Whether trudging through jungles, compass and notebooks in hand (such as Colonel Percy Fawcett portrayed in ‘The Lost City of Z’) or flying low over hills and plains, filming and noting en route (as my uncle did in Malaysia after the Second World War), or even driving through the streets of cities in the infamous Streetview vehicle, man does his best to record his surroundings. Back and forth, measuring and re-measuring the globe.
But even today that work is still not complete.
When earthquakes hit rural areas, such as Nepal in 2015, the lack of accurate maps suddenly becomes of life-and-death importance. Fortunately, there are people like Nama Budhatoki who saw this need and had already thought of a possible solution. A solution which could accord vital information when a crisis hit and emergency aid was needed in the right place in the shortest time possible. Just as anyone can contribute to Wikipedia, Nama realised that a similar system of open data and crowdsourcing could be employed in helping to map these vulnerable areas. He founded KLL – Kathmandu Living Labs – a non-profit organisation, and put out a call for help. Several thousand people responded and the work they did made a vitally important contribution in making areas such as Nepal accessible, something that is particularly valuable in times of emergency such as earthquakes or floods.

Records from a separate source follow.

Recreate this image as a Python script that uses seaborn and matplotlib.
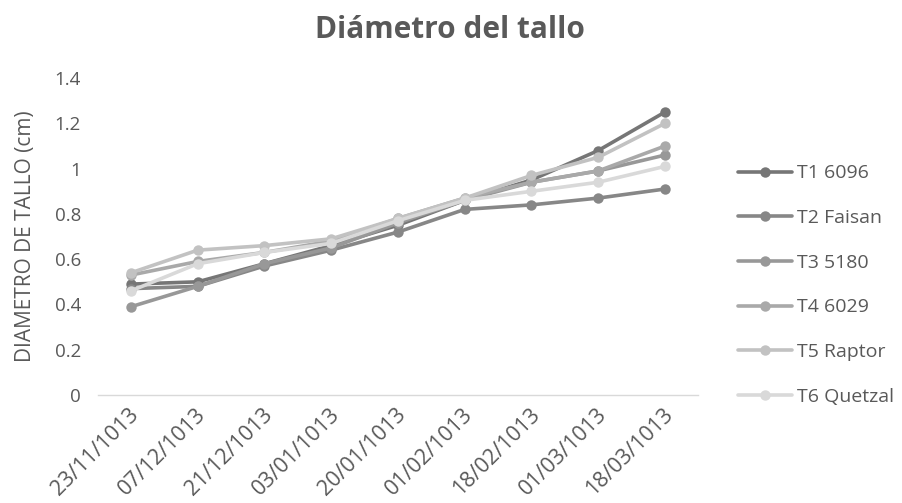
import matplotlib
matplotlib.use("Agg")
import matplotlib.pyplot as plt
import matplotlib.transforms as mtransforms
import seaborn as sns
import pandas as pd

fechas = ["23/11/1013", "07/12/1013", "21/12/1013", "03/01/1013", "20/01/1013",
          "01/02/1013", "18/02/1013", "01/03/1013", "18/03/1013"]
series = ["T1 6096", "T2 Faisan", "T3 5180", "T4 6029", "T5 Raptor", "T6 Quetzal"]
t1 = [0.49, 0.50, 0.58, 0.66, 0.75, 0.86, 0.95, 1.08, 1.25]
t2 = [0.47, 0.48, 0.57, 0.64, 0.72, 0.82, 0.84, 0.87, 0.91]
t3 = [0.39, 0.48, 0.58, 0.65, 0.76, 0.86, 0.94, 0.99, 1.06]
t4 = [0.53, 0.59, 0.63, 0.68, 0.78, 0.87, 0.94, 0.99, 1.10]
t5 = [0.54, 0.64, 0.66, 0.69, 0.78, 0.87, 0.97, 1.05, 1.20]
t6 = [0.46, 0.58, 0.63, 0.67, 0.77, 0.86, 0.90, 0.94, 1.01]
yticks = [0, 0.2, 0.4, 0.6, 0.8, 1, 1.2, 1.4]
ytick_labels = ["0", "0.2", "0.4", "0.6", "0.8", "1", "1.2", "1.4"]

grises = ["#767676", "#878787", "#989898", "#a9a9a9", "#c2c2c2", "#d9d9d9"]

valores = [t1, t2, t3, t4, t5, t6]
df = pd.DataFrame({
    "fecha": fechas * len(series),
    "diametro": [v for fila in valores for v in fila],
    "tratamiento": [s for s in series for _ in fechas],
})

sns.set_style("white")
plt.rcParams["font.family"] = ["Open Sans", "DejaVu Sans"]
texto = "#595959"

fig = plt.figure(figsize=(9.02, 5.03), dpi=100)
ax = fig.add_axes([0.1082, 0.2147, 0.666, 0.630])

sns.lineplot(data=df, x="fecha", y="diametro", hue="tratamiento",
             palette=grises, marker="o", markersize=7.5, markeredgewidth=0,
             linewidth=2.6, sort=False, ax=ax, legend=True)

ax.set_xlim(-0.5, len(fechas) - 0.5)
ax.set_ylim(0, 1.4)
ax.set_yticks(yticks)
ax.set_yticklabels(ytick_labels)
ax.set_xticks(range(len(fechas)))
ax.set_xticklabels(fechas, rotation=45, ha="right", va="center",
                   rotation_mode="anchor")
ax.tick_params(axis="y", colors=texto, labelsize=13.5, length=0, pad=12)
ax.tick_params(axis="x", colors=texto, labelsize=15.5, length=0, pad=12)

# nudge rotated date labels slightly to the right of their category
desplazamiento = mtransforms.ScaledTranslation(5 / 100, 0, fig.dpi_scale_trans)
for etiqueta in ax.get_xticklabels():
    etiqueta.set_transform(etiqueta.get_transform() + desplazamiento)

for lado in ["top", "right", "left"]:
    ax.spines[lado].set_visible(False)
ax.spines["bottom"].set_color("#d9d9d9")
ax.spines["bottom"].set_linewidth(1.0)

ax.set_xlabel("")
ax.set_ylabel("DIAMETRO DE TALLO (cm)", color=texto, fontsize=15, labelpad=13)

fig.text(0.499, 0.94, "Diámetro del tallo", ha="center", va="center",
         fontsize=21.5, fontweight="bold", color=texto)

handles, labels = ax.get_legend_handles_labels()
ax.legend(handles, labels, loc="center left", bbox_to_anchor=(0.818, 0.4334),
          bbox_transform=fig.transFigure, frameon=False, borderpad=0,
          borderaxespad=0, handlelength=2.8, handletextpad=0.25,
          labelspacing=1.37, fontsize=14, labelcolor=texto)

fig.savefig("out.png", dpi=100)
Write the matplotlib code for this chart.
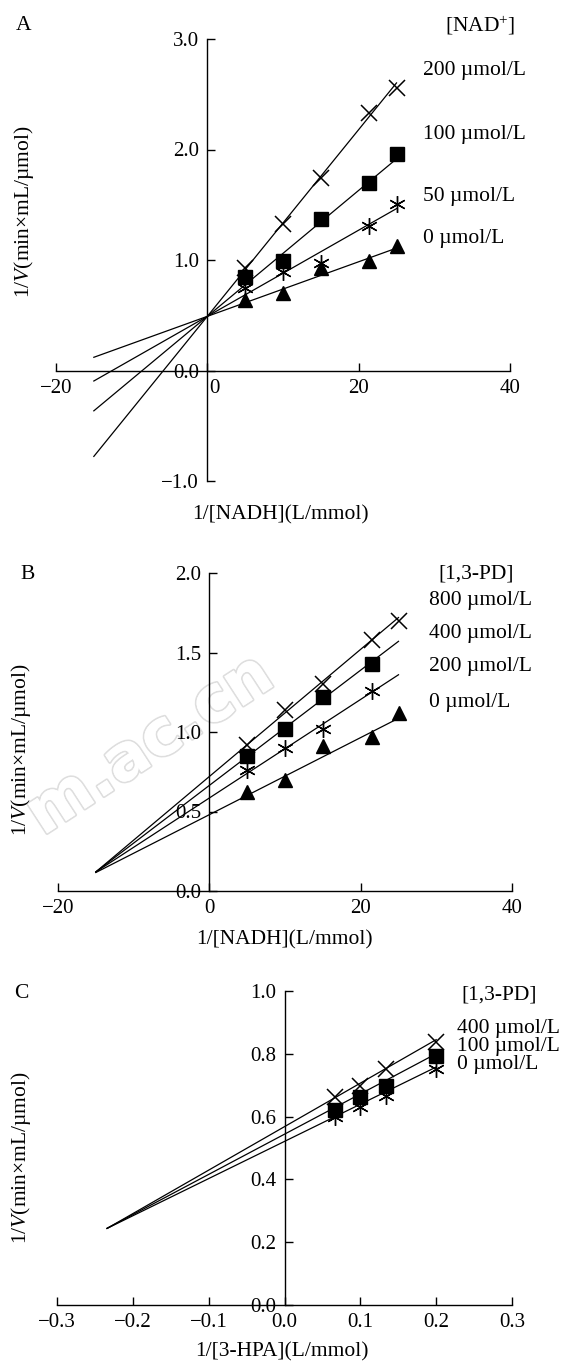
import numpy as np
import matplotlib
matplotlib.use("Agg")
import matplotlib.pyplot as plt
import matplotlib.patheffects as pe
from matplotlib.transforms import ScaledTranslation

plt.rcParams['font.family'] = ['Liberation Serif', 'DejaVu Serif']
plt.rcParams['mathtext.fontset'] = 'custom'
plt.rcParams['mathtext.rm'] = 'Liberation Serif'
plt.rcParams['mathtext.it'] = 'Liberation Serif:italic'
plt.rcParams['axes.unicode_minus'] = True

# ---- data, panel A: 1/[NADH] vs 1/V at several [NAD+]
a_x = [5, 10, 15, 21.3, 25]
a_labels = ['0 µmol/L', '50 µmol/L', '100 µmol/L', '200 µmol/L']
a_y = [[0.64, 0.70, 0.93, 0.99, 1.13],
       [0.75, 0.89, 0.97, 1.31, 1.51],
       [0.85, 0.99, 1.37, 1.70, 1.96],
       [0.93, 1.33, 1.74, 2.33, 2.56]]
a_slope = [0.0247, 0.039, 0.057, 0.0845]
a_icpt = [0.49, 0.49, 0.49, 0.49]
a_line_x = [-15, 25]

# ---- panel B: 1/[NADH] vs 1/V at several [1,3-PD]
b_x = [5, 10, 15, 21.5, 25]
b_labels = ['0 µmol/L', '200 µmol/L', '400 µmol/L', '800 µmol/L']
b_y = [[0.62, 0.70, 0.91, 0.97, 1.12],
       [0.76, 0.90, 1.02, 1.26],
       [0.85, 1.02, 1.22, 1.43],
       [0.92, 1.14, 1.30, 1.58, 1.70]]
b_slope = [0.02425, 0.031, 0.03625, 0.040]
b_icpt = [0.48, 0.585, 0.664, 0.72]
b_line_x = [-15, 25]

# ---- panel C: 1/[3-HPA] vs 1/V at several [1,3-PD]
c_x = [0.0667, 0.1, 0.1333, 0.2]
c_labels = ['0 µmol/L', '100 µmol/L', '400 µmol/L']
c_y = [[0.600, 0.632, 0.665, 0.752],
       [0.622, 0.663, 0.696, 0.793],
       [0.663, 0.697, 0.753, 0.838]]
c_slope = [1.184, 1.281, 1.385]
c_icpt = [0.521, 0.544, 0.568]
c_line_x = [-0.234, 0.2]

W, H = 561, 1363
FS = 15.5
fig = plt.figure(figsize=(W / 100, H / 100), dpi=100)


def px(x, y):
    return x / W, 1 - y / H


def make_axes(left, right, top, bottom):
    ax = fig.add_axes([left / W, 1 - bottom / H, (right - left) / W, (bottom - top) / H])
    ax.patch.set_visible(False)
    for s in ['top', 'right']:
        ax.spines[s].set_visible(False)
    ax.spines['left'].set_position(('data', 0))
    ax.spines['bottom'].set_position(('data', 0))
    for s in ['left', 'bottom']:
        ax.spines[s].set_linewidth(1.0)
    ax.tick_params(direction='in', length=6, width=1.0, labelsize=15, pad=6)
    return ax


def marker_kw(m):
    if m == '^':
        return dict(marker='^', ms=10, mfc='black', mec='black')
    if m == 's':
        return dict(marker='s', ms=10, mfc='black', mec='black')
    if m == 'x':
        return dict(marker='x', ms=11, mec='black', mew=1.1)
    return dict(marker=(6, 2, 0), ms=12, mec='black', mew=1.0)


def draw(ax, xs, ys, slopes, icpts, line_x, markers):
    lx = np.array(line_x)
    for yv, sl, ic, m in zip(ys, slopes, icpts, markers):
        ax.plot(lx, ic + sl * lx, color='black', lw=0.9, zorder=2)
        ax.plot(xs[:len(yv)], yv, ls='none', zorder=3, **marker_kw(m))


# ---------- panel A
axA = make_axes(56, 510, 39, 481)
axA.set_xlim(-20, 40)
axA.set_ylim(-1, 3)
axA.set_xticks([-20, 0, 20, 40])
axA.set_yticks([-1, 0, 1, 2, 3])
axA.yaxis.set_major_formatter(lambda v, p: f"{v:.1f}".replace('-', '−'))
draw(axA, a_x, a_y, a_slope, a_icpt, a_line_x, ['^', '*', 's', 'x'])
lab0 = axA.get_xticklabels()[1]
lab0.set_transform(lab0.get_transform() + ScaledTranslation(7 / 100, 0, fig.dpi_scale_trans))

fig.text(*px(16, 26), 'A', fontsize=FS, va='center', ha='left')
fig.text(*px(445, 25), '[NAD$^{+}$]', fontsize=FS, va='center', ha='left')
for lab, yy in zip(a_labels, [239, 197, 134, 70]):
    fig.text(*px(423, yy), lab, fontsize=FS, va='center', ha='left')
fig.text(*px(280, 515), '1/[NADH](L/mmol)', fontsize=FS, va='center', ha='center')
fig.text(*px(24, 212), '1/$V$(min×mL/µmol)', fontsize=FS, va='center', ha='center', rotation=90)

# ---------- panel B
axB = make_axes(58, 512, 573, 891)
axB.set_xlim(-20, 40)
axB.set_ylim(0, 2)
axB.set_xticks([-20, 0, 20, 40])
axB.set_yticks([0, 0.5, 1, 1.5, 2])
axB.yaxis.set_major_formatter(lambda v, p: f"{v:.1f}")
draw(axB, b_x, b_y, b_slope, b_icpt, b_line_x, ['^', '*', 's', 'x'])
# faint watermark of the source journal
axB.text(*px(150, 745), 'm.ac.cn', transform=fig.transFigure, fontsize=46,
         family='DejaVu Sans', weight='bold', color='white', rotation=33,
         rotation_mode='anchor', ha='center', va='center', zorder=0.5,
         path_effects=[pe.withStroke(linewidth=2.5, foreground='#dedede'), pe.Normal()])

fig.text(*px(20, 575), 'B', fontsize=FS, va='center', ha='left')
fig.text(*px(438, 574), '[1,3-PD]', fontsize=FS, va='center', ha='left')
for lab, yy in zip(b_labels, [703, 666, 634, 601]):
    fig.text(*px(429, yy), lab, fontsize=FS, va='center', ha='left')
fig.text(*px(284, 940), '1/[NADH](L/mmol)', fontsize=FS, va='center', ha='center')
fig.text(*px(21, 750), '1/$V$(min×mL/µmol)', fontsize=FS, va='center', ha='center', rotation=90)

# ---------- panel C
axC = make_axes(57, 512, 991, 1305)
axC.set_xlim(-0.3, 0.3)
axC.set_ylim(0, 1)
axC.set_xticks(np.round(np.arange(-0.3, 0.31, 0.1), 1))
axC.set_yticks(np.round(np.arange(0, 1.01, 0.2), 1))
axC.xaxis.set_major_formatter(lambda v, p: f"{v:.1f}".replace('-', '−'))
axC.yaxis.set_major_formatter(lambda v, p: f"{v:.1f}")
draw(axC, c_x, c_y, c_slope, c_icpt, c_line_x, ['*', 's', 'x'])

fig.text(*px(14, 993), 'C', fontsize=FS, va='center', ha='left')
fig.text(*px(461, 995), '[1,3-PD]', fontsize=FS, va='center', ha='left')
for lab, yy in zip(c_labels, [1065, 1047, 1028]):
    fig.text(*px(457, yy), lab, fontsize=FS, va='center', ha='left')
fig.text(*px(282, 1352), '1/[3-HPA](L/mmol)', fontsize=FS, va='center', ha='center')
fig.text(*px(21, 1158), '1/$V$(min×mL/µmol)', fontsize=FS, va='center', ha='center', rotation=90)

fig.savefig('out.png', dpi=100)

In this case, it was, of course, the electronic version of mapping that carried the lion’s share of the information, a system I can sometimes be guilty of sneering at, which would be utterly wrong as it not only helps and informs travellers but can be essential to their survival.
There is, however, a special place in my heart for the paper map. I have a drawer full of maps of a range of places from the Isle of Wight to the Isle of Sardinia, from Newport Pagnell to Prades and Perpignan. Not to mention the smaller maps, given out by the Mairie or the Office de Tourisme of each and every town or village that I pass through.
Calling into a Tourist Office for information with a friend on a recent visit to a town we knew quite well, we were offered a town plan.
‘I don’t think we’ll be needing that’, said my friend to the smiling assistant.
‘We might,’ I added, taking it and pushing it into the bottom of my bag, ready to add to my stash later on.
A previous boyfriend also had difficulty in understanding this obsession, as we settled into our hotel room… he occupied himself in sorting a week’s worth of polo shirts into colour order while I was scouring the OS map for oddities… ‘Look, there’s a chapel right on top of this mountain’… worried response ‘Were you wanting to visit it?’ But I am visiting it, for those few minutes (often more) that I have my head buried in a map, I feel that I am there, standing on that summit, walking alongside that river or admiring that ‘diverse place of interest’ or ‘notable monument’.
‘Visiting’ from the security of my armchair leaves me open to ridicule, I realise that, but I feel that this form of touring has its own value…it can be a pre-cursor to an actual trip, a practical preparation or an appetizer to get you out there on the road. It can be a souvenir of trips past, looking back along the roads travelled and recalling the puncture in a rainstorm or that rainbow stretching over the moors. It can transport you to far-off places when you feel the need to escape. We all know that travel broadens the mind but the map plays an important part in that, in opening up both horizons and possibilities, extending a hand of invitation to come explore…with your feet or with your eyes.
As Proust said, ‘The real voyage of discovery consists not in seeing new landscapes but in having new eyes.’